Jakarta (Uritanet) :
Menteri Energi dan Sumber Daya Mineral (ESDM) Bahlil Lahadalia melarang pengecer menjual Gas Elpiji 3 kg. Keputusan ini segera mendapat respons dari Presiden Prabowo Subianto pada 4 Februari. Presiden menginstruksikan agar pengecer tetap dapat menjual Gas Elpiji 3 kg, tetapi dengan ketentuan baru, yaitu melalui proses pendaftaran sebagai sub-pangkalan resmi.
Kebijakan ini diambil untuk mengendalikan beban subsidi yang terus meningkat. Pada akhir 2024, subsidi Gas Elpiji 3 kg mencapai Rp80 triliun per tahun. Pemerintah ingin memastikan subsidi ini hanya dinikmati oleh masyarakat yang benar-benar berhak.
Desakan Perbaikan Tata Kelola
Wakil Ketua Komite III DPD RI, Dr. Erni Daryanti, M.Biomed, menegaskan perlunya perbaikan tata kelola Gas Elpiji 3 kg agar distribusinya lebih tepat sasaran. Ia mendorong pemerintah segera melakukan langkah konkret untuk memastikan subsidi ini sampai kepada masyarakat miskin, pelaku usaha mikro, nelayan, dan petani kecil.
“Pemerintah harus memperbaiki tata kelola distribusi Gas Elpiji 3 kg agar lebih tepat sasaran dan memastikan ketersediaannya di pasaran,” ujar Erni.
Selama ini, pengawasan terhadap penjualan Gas Elpiji 3 kg masih menjadi tantangan. Penjualan dari Pertamina ke agen dan pangkalan sudah termonitor dengan baik.
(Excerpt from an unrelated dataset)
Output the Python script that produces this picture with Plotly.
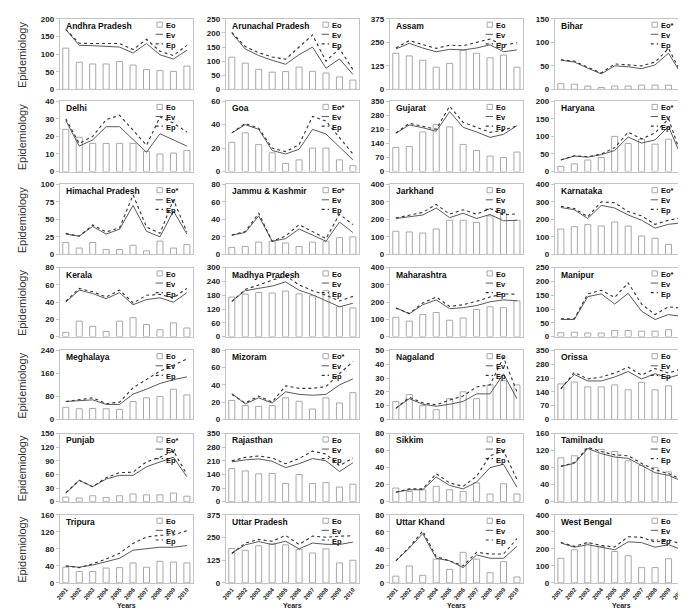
import plotly.graph_objects as go

years = [str(y) for y in range(2001, 2011)]

states = ["Andhra Pradesh", "Arunachal Pradesh", "Assam", "Bihar",
          "Delhi", "Goa", "Gujarat", "Haryana",
          "Himachal Pradesh", "Jammu & Kashmir", "Jarkhand", "Karnataka",
          "Kerala", "Madhya Pradesh", "Maharashtra", "Manipur",
          "Meghalaya", "Mizoram", "Nagaland", "Orissa",
          "Punjab", "Rajasthan", "Sikkim", "Tamilnadu",
          "Tripura", "Uttar Pradesh", "Uttar Khand", "West Bengal"]

eo_labels = ["Eo", "Eo", "Eo", "Eo*",
             "Eo", "Eo*", "Eo", "Eo*",
             "Eo*", "Eo*", "Eo", "Eo*",
             "Eo", "Eo", "Eo", "Eo*",
             "Eo", "Eo*", "Eo", "Eo",
             "Eo*", "Eo", "Eo", "Eo",
             "Eo", "Eo", "Eo", "Eo"]

y_max = [200, 250, 375, 150,
         40, 60, 350, 200,
         100, 80, 400, 400,
         80, 300, 400, 250,
         240, 80, 50, 350,
         150, 350, 80, 160,
         160, 375, 80, 400]

y_step = [50, 50, 125, 50,
          10, 20, 70, 50,
          25, 20, 100, 100,
          20, 60, 100, 50,
          80, 20, 10, 70,
          30, 70, 20, 40,
          40, 125, 20, 100]

eo_values = [
    [117, 77, 72, 72, 79, 69, 56, 53, 51, 66],
    [114, 93, 71, 61, 63, 79, 64, 58, 44, 33],
    [192, 178, 155, 118, 138, 208, 192, 168, 182, 118],
    [12, 11, 7, 4, 7, 7, 9, 9, 9, 11],
    [24, 19.5, 16, 16, 16, 16, 11.5, 10, 10.5, 12],
    [25, 33, 23, 16, 7, 10, 20, 20, 10, 5],
    [120, 125, 197, 235, 222, 135, 105, 77, 70, 97],
    [15, 22, 33, 40, 100, 80, 92, 78, 92, 40],
    [17, 9, 17, 7, 7, 13, 5, 19, 9, 14],
    [8, 9, 14, 15, 13, 9, 14, 15, 19, 20],
    [132, 128, 122, 145, 195, 195, 183, 220, 235, 195],
    [145, 158, 170, 162, 185, 162, 105, 92, 57, 68],
    [5, 18, 12, 6, 18, 22, 14, 8, 16, 10],
    [172, 185, 192, 190, 198, 186, 178, 200, 130, 125],
    [112, 90, 128, 140, 95, 108, 157, 173, 168, 208],
    [14, 16, 13, 13, 22, 22, 20, 20, 25, 20],
    [42, 37, 38, 37, 35, 62, 75, 80, 105, 85],
    [22, 16, 15, 16, 25, 21, 12, 25, 19, 31],
    [13, 18, 10, 7, 15, 20, 15, 25, 28, 25],
    [180, 190, 165, 165, 175, 150, 188, 150, 170, 140],
    [10, 8, 13, 9, 13, 17, 15, 15, 19, 12],
    [170, 158, 143, 145, 93, 140, 93, 98, 75, 90],
    [16, 12, 14, 18, 14, 12, 22, 9, 21, 9],
    [103, 108, 125, 123, 118, 96, 85, 80, 70, 70],
    [37, 27, 27, 35, 36, 47, 37, 51, 49, 47],
    [190, 180, 205, 215, 210, 185, 165, 188, 110, 125],
    [8, 20, 9, 28, 16, 36, 28, 12, 25, 7],
    [145, 195, 235, 215, 185, 160, 90, 90, 142, 115],
]

ev_values = [
    [170, 125, 124, 121, 120, 103, 130, 98, 86, 111],
    [200, 143, 120, 103, 89, 123, 150, 75, 108, 53],
    [215, 245, 220, 200, 213, 210, 220, 237, 200, 210],
    [62, 58, 45, 33, 50, 48, 44, 52, 77, 30],
    [29, 14.5, 18, 25.5, 25.5, 18, 11, 21.5, 18, 14.5],
    [33, 40, 36, 18, 15, 19, 36, 32, 21, 10],
    [190, 232, 218, 200, 298, 220, 197, 170, 185, 228],
    [33, 44, 41, 48, 60, 98, 81, 90, 128, 38],
    [29, 26, 40, 29, 36, 70, 33, 25, 62, 29],
    [22, 25, 44, 15, 18, 29, 22, 15, 37, 25],
    [205, 215, 225, 265, 210, 235, 205, 228, 192, 195],
    [268, 255, 205, 280, 265, 225, 195, 150, 172, 180],
    [40, 54, 50, 44, 51, 37, 43, 45, 40, 51],
    [155, 200, 210, 220, 238, 202, 182, 155, 130, 145],
    [168, 132, 185, 213, 162, 168, 180, 202, 213, 208],
    [62, 62, 145, 155, 118, 157, 92, 62, 80, 73],
    [62, 65, 68, 52, 52, 88, 105, 125, 138, 148],
    [30, 18, 25, 19, 32, 29, 28, 29, 40, 47],
    [8, 15, 11, 9.5, 11, 13, 18.5, 18.5, 33, 15],
    [158, 228, 195, 195, 215, 243, 205, 232, 210, 232],
    [18, 47, 33, 50, 58, 58, 77, 88, 98, 55],
    [205, 215, 220, 208, 175, 195, 222, 210, 155, 200],
    [11, 14, 14, 29, 19, 15, 23, 40, 44, 17],
    [83, 90, 125, 113, 105, 102, 85, 68, 62, 48],
    [40, 37, 42, 50, 58, 77, 80, 84, 84, 88],
    [165, 210, 228, 212, 230, 188, 220, 213, 212, 225],
    [26, 41, 58, 29, 26, 18, 33, 29, 29, 43],
    [235, 210, 225, 210, 195, 242, 237, 210, 225, 195],
]

ep_values = [
    [170, 131, 130, 130, 130, 113, 142, 108, 96, 125],
    [202, 152, 130, 115, 107, 150, 193, 100, 145, 70],
    [220, 260, 238, 218, 235, 232, 250, 268, 235, 248],
    [63, 60, 47, 35, 54, 52, 50, 58, 87, 32],
    [30, 16, 20, 29.5, 32, 23.5, 15, 31, 27.5, 22.5],
    [33, 41, 37, 20, 17, 23, 47, 43, 29, 15],
    [192, 240, 225, 210, 325, 245, 220, 195, 205, 228],
    [33, 45, 42, 50, 68, 112, 93, 110, 150, 40],
    [30, 26, 42, 32, 38, 85, 39, 30, 78, 32],
    [22, 26, 47, 15, 21, 34, 26, 18, 46, 34],
    [208, 225, 240, 285, 230, 255, 230, 262, 225, 232],
    [275, 262, 215, 300, 295, 245, 220, 172, 195, 210],
    [41, 56, 52, 46, 54, 39, 48, 49, 45, 56],
    [152, 205, 225, 245, 265, 225, 200, 180, 155, 175],
    [165, 135, 195, 230, 175, 185, 205, 230, 248, 245],
    [65, 65, 155, 168, 142, 195, 118, 80, 108, 103],
    [62, 68, 75, 55, 60, 110, 140, 168, 188, 210],
    [29, 19, 27, 20, 39, 36, 36, 38, 53, 67],
    [8, 16, 12, 10.5, 14, 17, 23.5, 25, 45, 20],
    [155, 238, 205, 215, 235, 265, 225, 258, 235, 258],
    [20, 47, 33, 53, 64, 65, 88, 98, 112, 60],
    [210, 228, 235, 225, 195, 222, 260, 245, 185, 225],
    [11, 15, 15, 33, 22, 18, 30, 54, 60, 26],
    [83, 92, 128, 118, 110, 108, 90, 75, 66, 52],
    [40, 36, 45, 56, 70, 93, 108, 112, 113, 123],
    [162, 220, 240, 230, 262, 212, 258, 252, 258, 260],
    [26, 42, 61, 31, 26, 20, 36, 34, 34, 52],
    [238, 215, 238, 220, 212, 272, 268, 240, 255, 225],
]

W, H = 686, 608
FONT = "Liberation Sans, Arial, sans-serif"
col_left = [48, 215, 380, 546]
col_right = [182, 349, 514, 680]
row_top = [7, 90.5, 175, 259.5, 343.5, 428, 510.5]
row_bot = [78.5, 162, 246, 329.5, 413.5, 497, 579.5]

fig = go.Figure()
layout = {}
shapes = []
annotations = []
frame_col = "#c4c4c4"
LEG_FS = 7.5
LINE_H = 1.3 * LEG_FS
EP_COL = "#333333"

for i, st in enumerate(states):
    r, c = divmod(i, 4)
    n = i + 1
    sfx = "" if n == 1 else str(n)
    xa, ya = "x" + sfx, "y" + sfx
    fig.add_trace(go.Bar(x=years, y=eo_values[i], xaxis=xa, yaxis=ya, width=0.45,
                         marker=dict(color="white", line=dict(color="#a8a8a8", width=1)),
                         showlegend=False, name=eo_labels[i]))
    fig.add_trace(go.Scatter(x=years, y=ev_values[i], xaxis=xa, yaxis=ya, mode="lines",
                             line=dict(color="#5a5a5a", width=1), showlegend=False, name="Ev"))
    fig.add_trace(go.Scatter(x=years, y=ep_values[i], xaxis=xa, yaxis=ya, mode="lines",
                             line=dict(color=EP_COL, width=1.1, dash="dot"),
                             showlegend=False, name="Ep"))
    layout["xaxis" + sfx] = dict(
        domain=[col_left[c] / W, col_right[c] / W], anchor=ya, type="category",
        range=[-0.45, 9.45], showline=True, mirror=True, linecolor=frame_col, linewidth=1,
        showgrid=False, zeroline=False, showticklabels=(r == 6), tickangle=-50,
        tickfont=dict(size=6, family=FONT, color="#222", weight="bold"), ticks="")
    layout["yaxis" + sfx] = dict(
        domain=[1 - row_bot[r] / H, 1 - row_top[r] / H], anchor=xa,
        range=[0, y_max[i]], tick0=0, dtick=y_step[i], showline=True, mirror=True,
        linecolor=frame_col, linewidth=1, showgrid=False, zeroline=False,
        ticks="outside", ticklen=3, tickcolor=frame_col,
        tickfont=dict(size=8, family=FONT, color="#222", weight="bold"))

    xd, yd = xa + " domain", ya + " domain"
    ph = row_bot[r] - row_top[r]
    # panel title
    annotations.append(dict(text=st, xref=xd, yref=yd, x=0.04, y=0.9, xanchor="left",
                            yanchor="middle", showarrow=False, borderpad=0,
                            font=dict(size=8.5, family=FONT, color="#111", weight="bold")))
    # legend: one multi-line text block with hand-drawn keys
    top_off = 1.0
    annotations.append(dict(text=f"{eo_labels[i]}<br>Ev<br>Ep", xref=xd, yref=yd,
                            x=0.79, y=1 - top_off / ph, xanchor="left", yanchor="top",
                            align="left", showarrow=False, borderpad=0,
                            font=dict(size=LEG_FS, family=FONT, color="#111", weight="bold")))
    ly = [1 - (top_off + (k + 0.5) * LINE_H) / ph for k in range(3)]
    bx0, bx1 = 0.72, 0.775
    hh = 2.6 / ph
    shapes.append(dict(type="rect", xref=xd, yref=yd, x0=bx0 + 0.01, x1=bx1 - 0.005,
                       y0=ly[0] - hh, y1=ly[0] + hh,
                       line=dict(color="#a8a8a8", width=1), fillcolor="white"))
    shapes.append(dict(type="line", xref=xd, yref=yd, x0=bx0, x1=bx1, y0=ly[1], y1=ly[1],
                       line=dict(color="#5a5a5a", width=1)))
    shapes.append(dict(type="line", xref=xd, yref=yd, x0=bx0, x1=bx1, y0=ly[2], y1=ly[2],
                       line=dict(color=EP_COL, width=1.1, dash="dot")))

for r in range(7):
    yc = 1 - (row_top[r] + row_bot[r]) / 2 / H
    annotations.append(dict(text="Epidemiology", xref="paper", yref="paper", x=10 / W, y=yc,
                            xanchor="center", yanchor="middle", textangle=-90, showarrow=False,
                            font=dict(size=11, family=FONT, color="#333")))
for c in range(4):
    xc = (col_left[c] + col_right[c]) / 2 / W
    annotations.append(dict(text="Years", xref="paper", yref="paper", x=xc, y=1 - 602 / H,
                            xanchor="center", yanchor="middle", showarrow=False, borderpad=0,
                            font=dict(size=7, family=FONT, color="#222", weight="bold")))

fig.update_layout(width=W, height=H, margin=dict(l=0, r=0, t=0, b=0),
                  paper_bgcolor="white", plot_bgcolor="white", showlegend=False,
                  shapes=shapes, annotations=annotations, bargap=0.5, **layout)
fig.write_html("out.html")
Namun, distribusi dari pengecer ke masyarakat sering kali tidak terkendali, baik dari segi harga maupun penggunaannya.
Berdasarkan Peraturan Menteri ESDM Nomor 28 Tahun 2008, harga jual resmi dari Pertamina ke agen atau pangkalan ditetapkan sebesar Rp12.750 per tabung. Harga eceran tertinggi (HET) di tingkat pangkalan berbeda-beda tergantung wilayah, berkisar Rp15.000 hingga Rp16.000 per tabung. Namun, di lapangan, harga Elpiji 3 kg sering kali melambung hingga Rp20.000 atau bahkan lebih dari Rp25.000 per tabung.
Erni juga menyoroti pentingnya monitoring terhadap harga dan pengguna Gas Elpiji 3 kg. Ia menegaskan bahwa subsidi ini hanya diperuntukkan bagi masyarakat miskin dan kelompok usaha kecil, bukan untuk pengguna dari golongan ekonomi menengah ke atas.
“Pengawasan distribusi gas subsidi ini harus diperketat. Jika tidak, anggaran negara akan terus terbebani, bahkan lebih besar dari subsidi BBM seperti Pertalite dan Biodiesel,” tegasnya.
Ia juga menekankan perlunya pendataan pengguna Gas Elpiji 3 kg agar tidak terjadi penyalahgunaan, termasuk praktik penimbunan dan pengoplosan ke tabung 12 kg.
“Penegak hukum harus memastikan tidak ada penyelewengan, baik dalam bentuk penimbunan yang memicu kelangkaan maupun pengoplosan yang merugikan masyarakat,” tambahnya.
Pemerintah kini tengah menyusun langkah strategis untuk memperbaiki tata kelola Gas Elpiji 3 kg. Dengan kebijakan baru yang mengatur peran pengecer sebagai sub-pangkalan resmi, diharapkan distribusi gas subsidi menjadi lebih transparan dan tepat sasaran.